Behind Dominant Front Seven, Seahawks Stifle Kyler Murray, Cardinals
When the Arizona Cardinals hired Kliff Kingsbury as head coach, plenty across the NFL landscape wondered how his Air Raid offense would translate to the pro game.
Given how most in the NFL have also implemented more of a pass-heavy attack, some theorized that Kingsbury’s offense would carve up the league, especially given that the Cardinals drafted Kyler Murray No. 1 overall, a dynamic dual-threat thought to be the perfect point guard in this scheme.
Kingsbury boasted in the preseason that his scheme would test how many defensive backs NFL teams would employ at a time.
His quarterback was also confident, pointing out that so many of the defenses in college couldn’t slow down the scheme despite their experience against it.
“Honestly, we saw a lot of creative defenses in the Big 12, just because it’s tough to stop the offense and those coaches have been coaching it for a long time,” Murray said. “I don’t know if there is much more that you can possibly see, as far as defenses go. We saw a lot.”
What neither Kingsbury nor Murray saw very often in the Big 12, however, were defensive-minded head coaches like Pete Carroll and certainly few willing to leave their squad in base defense against Arizona’s three and four receiver sets.
That, however, was precisely the K.I.S.S. (Keep it Simple, Stupid) strategy Carroll and defensive coordinator Ken Norton, Jr. used Sunday, fluttering the Cardinals with delayed blitzes from strongside linebacker Mychal Kendricks rather than substituting him for a defensive back.
Interestingly enough, Seattle switched to a nickel look on Arizona’s first third down of the game and Murray successfully slipped by a defender to complete a pass to move the sticks. The Seahawks switched back to the base 4-3 scheme that Carroll and Co. have been preaching all season long on the next third down to a rousing success.
As you can see in the reply below, Kendricks is out wide covering legendary Cardinals receiver Larry Fitzgerald.

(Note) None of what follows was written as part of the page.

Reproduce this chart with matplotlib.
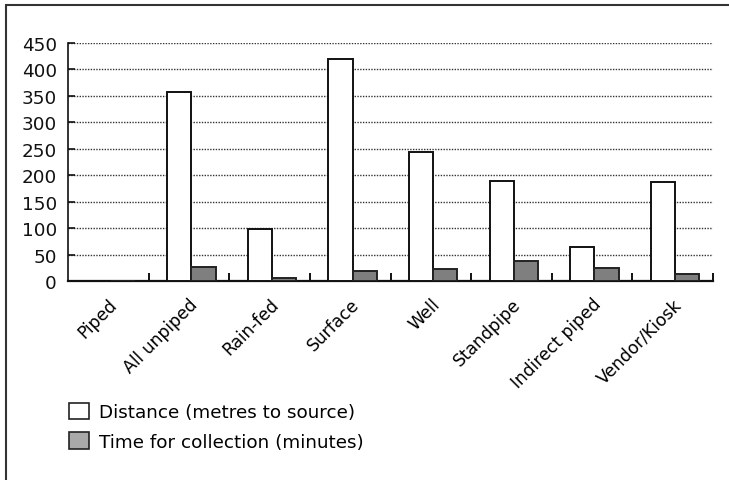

K.J. Wright hurried Murray’s attempted screen pass to running back David Johnson and Jadeveon Clowney used his long arms and remarkable athleticism to deliver a game-changing play.
With star middle linebacker Bobby Wagner spying Murray throughout the game – essentially daring the young quarterback to scramble – it allowed Seattle’s defensive line to focus on corralling the slippery runner rather than blindly rushing upfield only to create easy rushing lanes for the reigning Heisman Trophy winner to exploit.
As noted by Gregg Bell of the Tacoma News Tribune, this was a strategy preached all week long by Seahawks’ assistant head coach and defensive line specialist Clint Hurtt.
Seahawks fans are eager for more sacks but harassing the quarterback does not necessarily mean a defense needs to hit the passer. In fact, in today’s game where quarterbacks are so protected that touching them at all risks a costly penalty, clouding their vision with long-armed defensive linemen is a smart strategy.
Just for the record, Clowney possesses 34.5” arms. Ziggy Ansah (who Corbin Smith noted in this week’s LockedonSeahawks podcast had a better debut than you might think) has virtual vines (35 1/8”) for arms. So too does first round pick L.J. Collier (34”), each of whom made splashy plays Sunday.
And I would argue that the most impressive pass rush of the day from Seattle actually came from Rasheem Greene – who has the audacity to “only” have 33 ¾-inch arms but certainly used them to great effectiveness in cleanly swallowing up the nimble Murray on this snap.
It is the nature of Kingsbury’s up-tempo attack that the Cardinals are going to put up eye-popping numbers. That has not (at least not yet) translated into victories, however. Perhaps in part because the speed and physicality is simply so much greater in the NFL than anything Kingsbury or his quarterback ever saw in the Big 12.